Israel owed the gang leader big time. Israel looked up to the man, who’d started at the same low level as he and progressed up the ranks. He went to visit him in prison. The gang leader knew that Israel had been messing up in high school. School counselors had referred Israel to attend a boot camp for juvenile delinquents. But Israel didn’t want to enlist and considered going AWOL. He had a job to carry on in the streets.

The
leader came out of his cell in a jumpsuit, officers escorting him. The two sat across from each other in the prison. He looked at Israel gravely and said, “You’re a smart kid. You’ve got a lot going for you. You don’t need this life, this gang.”

Go to boot camp, he told Israel, get out of the gang. He had his permission—his blessing.

Israel shook his head in disbelief. Was he acting all weak now because he’d gotten locked up? This didn’t seem like the same hardened man he’d looked up to. Besides, everyone knew there was no getting “released” from a gang. You got killed before you got out. But the gang leader insisted. He gave him his word as the leader, the boss—he was letting him go.

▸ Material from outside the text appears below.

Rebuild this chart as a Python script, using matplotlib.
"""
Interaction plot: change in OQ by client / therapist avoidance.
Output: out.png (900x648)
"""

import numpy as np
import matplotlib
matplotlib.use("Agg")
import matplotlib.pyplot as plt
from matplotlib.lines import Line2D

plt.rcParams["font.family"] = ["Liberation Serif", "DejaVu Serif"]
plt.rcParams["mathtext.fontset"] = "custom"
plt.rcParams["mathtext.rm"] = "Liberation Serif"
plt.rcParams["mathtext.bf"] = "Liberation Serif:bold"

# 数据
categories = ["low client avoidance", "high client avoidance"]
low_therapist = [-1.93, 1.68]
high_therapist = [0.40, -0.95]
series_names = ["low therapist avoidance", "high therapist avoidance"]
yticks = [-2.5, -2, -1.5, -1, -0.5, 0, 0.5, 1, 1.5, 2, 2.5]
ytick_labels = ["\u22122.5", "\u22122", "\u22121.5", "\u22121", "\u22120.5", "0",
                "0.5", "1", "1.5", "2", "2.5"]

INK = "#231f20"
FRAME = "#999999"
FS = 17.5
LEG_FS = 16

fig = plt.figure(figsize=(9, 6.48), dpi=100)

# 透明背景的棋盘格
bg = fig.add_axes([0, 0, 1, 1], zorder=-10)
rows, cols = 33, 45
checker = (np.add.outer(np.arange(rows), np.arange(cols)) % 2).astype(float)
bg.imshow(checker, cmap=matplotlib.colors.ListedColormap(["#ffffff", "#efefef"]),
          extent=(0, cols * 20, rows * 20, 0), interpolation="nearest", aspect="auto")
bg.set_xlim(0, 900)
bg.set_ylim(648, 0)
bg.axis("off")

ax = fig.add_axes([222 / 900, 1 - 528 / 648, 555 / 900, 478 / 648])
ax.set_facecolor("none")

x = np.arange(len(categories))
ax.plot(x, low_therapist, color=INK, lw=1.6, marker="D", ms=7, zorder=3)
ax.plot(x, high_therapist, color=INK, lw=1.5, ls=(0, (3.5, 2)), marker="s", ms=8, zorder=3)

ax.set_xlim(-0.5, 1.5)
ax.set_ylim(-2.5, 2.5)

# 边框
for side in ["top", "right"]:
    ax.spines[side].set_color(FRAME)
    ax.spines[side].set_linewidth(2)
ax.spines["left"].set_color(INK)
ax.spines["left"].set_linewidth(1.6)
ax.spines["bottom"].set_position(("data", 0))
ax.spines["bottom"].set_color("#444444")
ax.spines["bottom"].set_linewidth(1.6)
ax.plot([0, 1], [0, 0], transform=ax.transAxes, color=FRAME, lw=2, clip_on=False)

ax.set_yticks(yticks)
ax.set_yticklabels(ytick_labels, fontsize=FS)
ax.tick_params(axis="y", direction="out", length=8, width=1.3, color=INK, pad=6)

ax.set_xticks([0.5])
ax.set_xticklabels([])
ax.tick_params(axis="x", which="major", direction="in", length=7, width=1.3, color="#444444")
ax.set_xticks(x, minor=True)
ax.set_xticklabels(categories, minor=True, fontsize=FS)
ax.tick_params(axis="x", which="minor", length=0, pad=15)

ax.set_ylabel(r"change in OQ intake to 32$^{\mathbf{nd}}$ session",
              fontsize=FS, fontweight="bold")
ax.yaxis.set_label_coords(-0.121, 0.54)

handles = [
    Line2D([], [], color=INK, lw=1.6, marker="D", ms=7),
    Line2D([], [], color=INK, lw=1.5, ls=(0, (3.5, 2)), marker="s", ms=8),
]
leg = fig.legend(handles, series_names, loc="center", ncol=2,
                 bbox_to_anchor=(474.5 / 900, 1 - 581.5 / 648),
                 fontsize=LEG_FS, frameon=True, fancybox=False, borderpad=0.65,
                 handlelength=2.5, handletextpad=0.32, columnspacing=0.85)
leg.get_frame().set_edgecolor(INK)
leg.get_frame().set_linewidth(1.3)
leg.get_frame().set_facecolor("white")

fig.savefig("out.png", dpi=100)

“Okay,” Israel said, uncomfortably. But he didn’t know what to think. Go and do what? Israel had always just assumed that he would die young living the gang lifestyle. That was all he knew. He went home and thought about what the gang leader had told him. He thought about how close he’d come to killing a man. He wondered if he had any good left in him anymore, if he really could change.

A few days later, Israel decided to try to find out. He checked in to boot camp.

He stayed for the next six months, earning his GED, and after he got out, he felt new. “Change places, people, and things.” That became Israel’s new motto. He would treat his life as if he were a recovering alcoholic or drug addict.